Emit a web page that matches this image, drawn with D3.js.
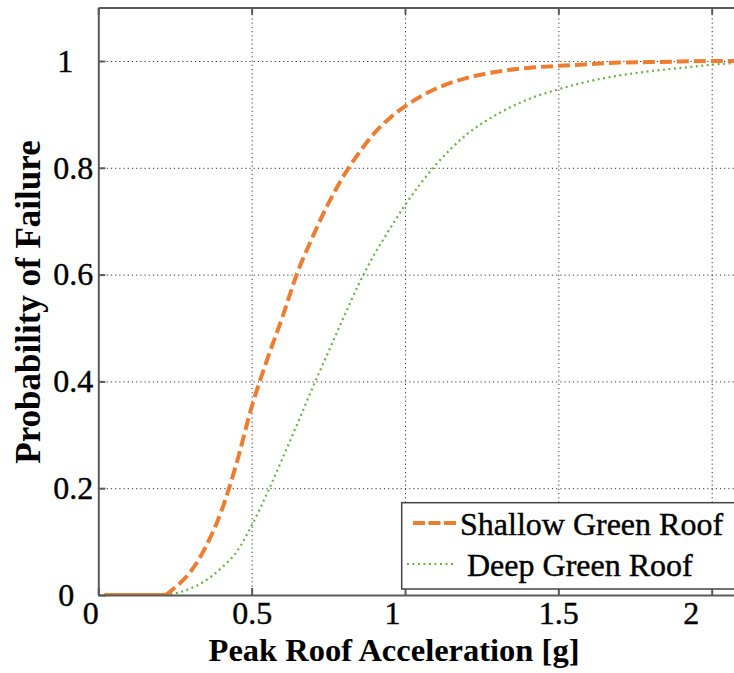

-=-=-

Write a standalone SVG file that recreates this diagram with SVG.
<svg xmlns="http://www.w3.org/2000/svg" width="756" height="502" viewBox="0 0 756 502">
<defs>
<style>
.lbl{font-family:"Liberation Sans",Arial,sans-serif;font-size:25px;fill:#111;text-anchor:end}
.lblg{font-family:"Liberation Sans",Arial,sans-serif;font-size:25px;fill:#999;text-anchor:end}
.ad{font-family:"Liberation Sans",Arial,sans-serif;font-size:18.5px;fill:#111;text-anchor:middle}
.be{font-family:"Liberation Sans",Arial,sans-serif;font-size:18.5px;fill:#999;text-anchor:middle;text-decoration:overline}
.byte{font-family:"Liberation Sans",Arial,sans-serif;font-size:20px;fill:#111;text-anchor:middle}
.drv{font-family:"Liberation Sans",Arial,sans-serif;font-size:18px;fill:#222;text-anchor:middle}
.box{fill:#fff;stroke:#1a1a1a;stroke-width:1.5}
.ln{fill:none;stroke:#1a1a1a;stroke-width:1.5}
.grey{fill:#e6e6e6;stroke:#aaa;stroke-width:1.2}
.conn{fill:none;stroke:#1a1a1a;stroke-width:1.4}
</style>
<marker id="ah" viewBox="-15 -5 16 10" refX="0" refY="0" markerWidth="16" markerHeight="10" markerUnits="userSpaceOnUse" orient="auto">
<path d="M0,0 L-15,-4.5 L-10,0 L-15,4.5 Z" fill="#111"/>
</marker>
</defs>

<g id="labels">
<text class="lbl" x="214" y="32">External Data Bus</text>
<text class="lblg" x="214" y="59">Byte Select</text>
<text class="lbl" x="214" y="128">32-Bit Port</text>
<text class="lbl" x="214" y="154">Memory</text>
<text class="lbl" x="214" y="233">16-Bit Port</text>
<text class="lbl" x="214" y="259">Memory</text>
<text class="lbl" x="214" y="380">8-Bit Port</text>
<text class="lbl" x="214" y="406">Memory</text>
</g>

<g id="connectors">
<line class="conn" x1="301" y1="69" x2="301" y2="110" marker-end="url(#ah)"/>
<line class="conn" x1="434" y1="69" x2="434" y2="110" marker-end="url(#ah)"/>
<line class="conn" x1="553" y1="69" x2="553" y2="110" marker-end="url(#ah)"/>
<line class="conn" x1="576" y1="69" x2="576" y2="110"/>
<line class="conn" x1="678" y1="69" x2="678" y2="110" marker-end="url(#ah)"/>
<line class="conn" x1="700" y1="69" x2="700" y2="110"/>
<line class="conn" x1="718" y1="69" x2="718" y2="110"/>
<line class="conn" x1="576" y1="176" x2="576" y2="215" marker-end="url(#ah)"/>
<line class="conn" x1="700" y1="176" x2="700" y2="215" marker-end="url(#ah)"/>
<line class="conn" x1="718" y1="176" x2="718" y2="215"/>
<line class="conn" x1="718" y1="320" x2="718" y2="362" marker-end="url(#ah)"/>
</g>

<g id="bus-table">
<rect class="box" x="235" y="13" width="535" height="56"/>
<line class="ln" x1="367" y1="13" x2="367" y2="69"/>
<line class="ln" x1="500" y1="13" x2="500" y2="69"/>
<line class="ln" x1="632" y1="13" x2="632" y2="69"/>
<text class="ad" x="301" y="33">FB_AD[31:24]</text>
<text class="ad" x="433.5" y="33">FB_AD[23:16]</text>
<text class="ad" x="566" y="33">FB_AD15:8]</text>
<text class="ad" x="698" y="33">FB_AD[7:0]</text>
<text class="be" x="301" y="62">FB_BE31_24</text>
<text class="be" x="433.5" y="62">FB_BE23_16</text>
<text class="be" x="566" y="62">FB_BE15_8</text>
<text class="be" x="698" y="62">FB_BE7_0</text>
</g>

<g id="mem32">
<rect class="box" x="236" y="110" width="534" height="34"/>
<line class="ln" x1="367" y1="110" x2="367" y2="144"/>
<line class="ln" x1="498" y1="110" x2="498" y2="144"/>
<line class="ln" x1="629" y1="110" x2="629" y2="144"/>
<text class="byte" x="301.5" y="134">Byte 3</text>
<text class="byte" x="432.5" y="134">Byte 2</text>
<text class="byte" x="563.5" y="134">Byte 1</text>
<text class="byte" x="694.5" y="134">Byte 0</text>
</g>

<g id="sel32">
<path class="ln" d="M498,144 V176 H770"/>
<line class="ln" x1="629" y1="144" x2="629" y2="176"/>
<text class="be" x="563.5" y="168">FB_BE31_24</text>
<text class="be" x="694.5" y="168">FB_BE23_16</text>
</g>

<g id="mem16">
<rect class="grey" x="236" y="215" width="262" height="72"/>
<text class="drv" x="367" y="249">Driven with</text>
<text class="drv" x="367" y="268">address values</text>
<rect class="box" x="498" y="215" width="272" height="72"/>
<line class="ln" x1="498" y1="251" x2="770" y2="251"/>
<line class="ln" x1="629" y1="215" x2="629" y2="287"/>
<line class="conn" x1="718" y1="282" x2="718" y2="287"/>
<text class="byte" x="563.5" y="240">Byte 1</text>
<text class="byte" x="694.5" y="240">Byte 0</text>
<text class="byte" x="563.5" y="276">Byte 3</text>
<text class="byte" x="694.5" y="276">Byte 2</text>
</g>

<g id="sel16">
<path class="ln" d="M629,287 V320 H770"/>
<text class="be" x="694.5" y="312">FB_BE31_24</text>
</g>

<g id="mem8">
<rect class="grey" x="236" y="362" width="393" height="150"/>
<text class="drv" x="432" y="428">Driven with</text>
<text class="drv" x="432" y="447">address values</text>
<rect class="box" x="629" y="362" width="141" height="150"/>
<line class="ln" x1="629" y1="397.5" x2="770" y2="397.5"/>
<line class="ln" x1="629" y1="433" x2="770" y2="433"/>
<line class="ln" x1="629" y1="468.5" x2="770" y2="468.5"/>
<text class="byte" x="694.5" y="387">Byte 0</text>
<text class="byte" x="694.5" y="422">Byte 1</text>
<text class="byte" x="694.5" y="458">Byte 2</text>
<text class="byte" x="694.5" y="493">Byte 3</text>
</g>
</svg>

-=-=-

Select every line in the material above where the string "with" occurs, and copy it.

Emit a web page that matches this image, drawn with D3.js.
Write a standalone SVG file that recreates this diagram with SVG.
<text class="drv" x="367" y="249">Driven with</text>
<text class="drv" x="432" y="428">Driven with</text>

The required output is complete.